The types of loans funded through this model are typically granular and operationally intensive. Common examples include trade receivables finance, invoice discounting, small and medium-sized business loans, consumer instalment credit, point-of-sale finance, and short-duration working capital facilities. These loans are often short term, amortising, and backed by identifiable cash flows. They generate frequent repayments rather than relying on a single exit or refinancing event.

This combination of scale and loan type explains why funding for lending has become central to modern private credit. It reflects how credit is actually being originated and serviced, not how it is described in traditional lending frameworks.

Why the issue appears as lending grows

Small lending businesses can operate with simple funding. Founder capital, equity, or a single bilateral line is often enough. At that stage, inefficiency is manageable. As volumes increase, the weakness shows.

The first sign is not higher defaults. It is funding friction. Capital arrives late. It leaves early. Decisions about lending start to depend on refinancing schedules rather than borrower quality. Growth remains possible, but it becomes uneven and fragile.

Funding for lending addresses this by tying capital to what actually happens on the ground. Loans are written. Borrowers repay. Capital follows those movements instead of operating on its own timetable.

What funding for lending actually describes

Funding for lending describes the process of allocating investor capital against pools of loans or receivables. The loans may be small or large. They may be consumer, business, or trade related. What matters is that the investor’s exposure is defined by the loan pool and serviced by borrower cash flows.

Non-bank lenders originate the loans. Private credit investors provide the capital that finances those loans. As the loan pool grows, investor exposure increases. As borrowers repay, exposure reduces. The link is direct.

That exposure can be delivered through different legal structures. In many cases it is implemented through securitisation vehicles or Credit Linked Notes. The structure matters, but it does not define the concept. The concept is defined by how risk and cash flows are connected.

How capital behaves when it is funding lending

When capital is used to fund lending, it does not sit idle. It is deployed as loans are originated and returns as borrowers repay. Performance is reflected through cash distributions and protective features built into the structure.

If lending performs as expected, cash flows continue and investor exposure reduces gradually over time. If performance weakens, protections activate. Distributions may slow. Exposure reduces faster. There is no single moment when everything resets.

This gradual adjustment is the point. Investors are not forced into binary outcomes. Lenders are not forced into emergency refinancing. The structure responds to what borrowers are doing, not to market headlines.

How investors look at funding for lending

From an investor’s perspective, funding for lending is judged by how cash flows perform in practice, not by how the structure is described. The starting point is always the same: how borrowers repay, how stable that repayment pattern is, and how quickly performance issues surface.

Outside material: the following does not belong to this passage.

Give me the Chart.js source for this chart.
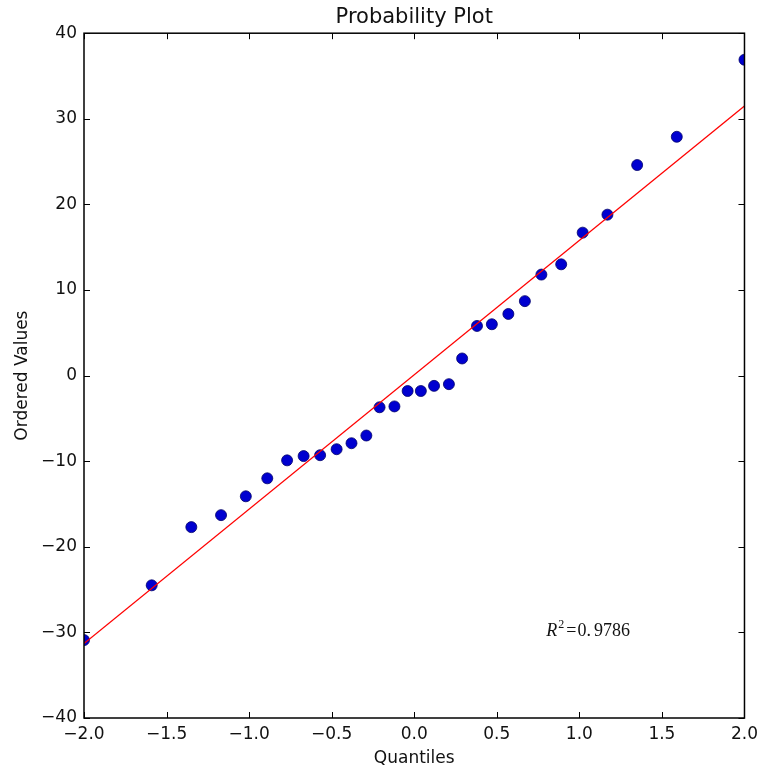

Benefits of Fund for Lending:

  • Granular borrower exposure
    Capital is deployed across large pools of borrowers rather than a small number of obligors. Risk is driven by aggregate repayment behaviour, not by single-credit outcomes.
  • Direct exposure to the real economy
    Cash flows are generated by day-to-day economic activity such as trade, consumption, payroll, and working capital needs. Returns are linked to what businesses and households actually do, not to financial engineering or exit timing.
  • Short-duration and amortising cash flows
    Many receivables-based and instalment loans repay frequently. Capital returns through borrower payments rather than waiting on refinancings or asset sales.
  • Earlier visibility on deterioration
    Frequent repayments mean that changes in behaviour show up quickly. Exposure can adjust over time rather than through sudden repricing or write-downs.
  • Access to sectors banks underserve
    Areas such as receivables finance, small business lending, and point-of-sale credit tend to remain active even when bank balance sheets contract.
  • Portfolio-level risk distribution
    Outcomes are shaped by thousands of small repayment decisions rather than a handful of refinancing events, making losses more dispersed and easier to manage.

For investors building resilient private credit portfolios, funding for lending offers exposure that is closer to economic activity on the ground, while still benefiting from structure and discipline.

Why downturns make funding for lending more relevant

Economic downturns change who supplies credit. Banks usually reduce activity as capital pressure increases. Lending demand does not disappear, but it shifts to non-bank lenders who can operate with different constraints.

In these periods, funding for lending becomes more visible. Structures tied to borrower cash flows continue to function as long as repayments continue. Capital adjusts gradually rather than disappearing overnight.

This pattern has repeated across cycles. After the financial crisis, non-bank lenders expanded as banks pulled back. Similar dynamics emerge whenever balance-sheet pressure rises. Investors allocating capital to funding for lending gain exposure to credit demand that persists even when traditional channels slow.

Why legal structure still matters

Although funding for lending is a concept, legal structure determines whether it works as intended. Investors need certainty around cash flow control, asset ownership, and enforcement.

For that reason, funding-for-lending exposures are often implemented through securitisation or note issuance frameworks in jurisdictions such as Luxembourg. These frameworks allow loan assets to be separated from the operating company and managed according to clear rules.

Closing perspective

Funding for lending is not a theory about private credit. It is a description of how capital is already being deployed into loan books that generate cash every day. Investors provide capital. Non-bank lenders originate loans. Borrowers repay. Returns follow those repayments. When that chain works, the structure holds. When it weakens, it shows quickly.

That clarity is why the model has gained ground. It does not depend on refinancing windows, sponsor support, or favourable market conditions. It depends on whether invoices are paid, sales are made, and instalments arrive on time. Those are simpler questions, but they are harder to avoid.

As private credit continues to grow, capital is moving away from structures that rely on episodic exits and toward those that are serviced by operating activity. Funding for lending sits squarely in that shift. It is not a niche concept. It is how a growing part of the market now funds lending in practice.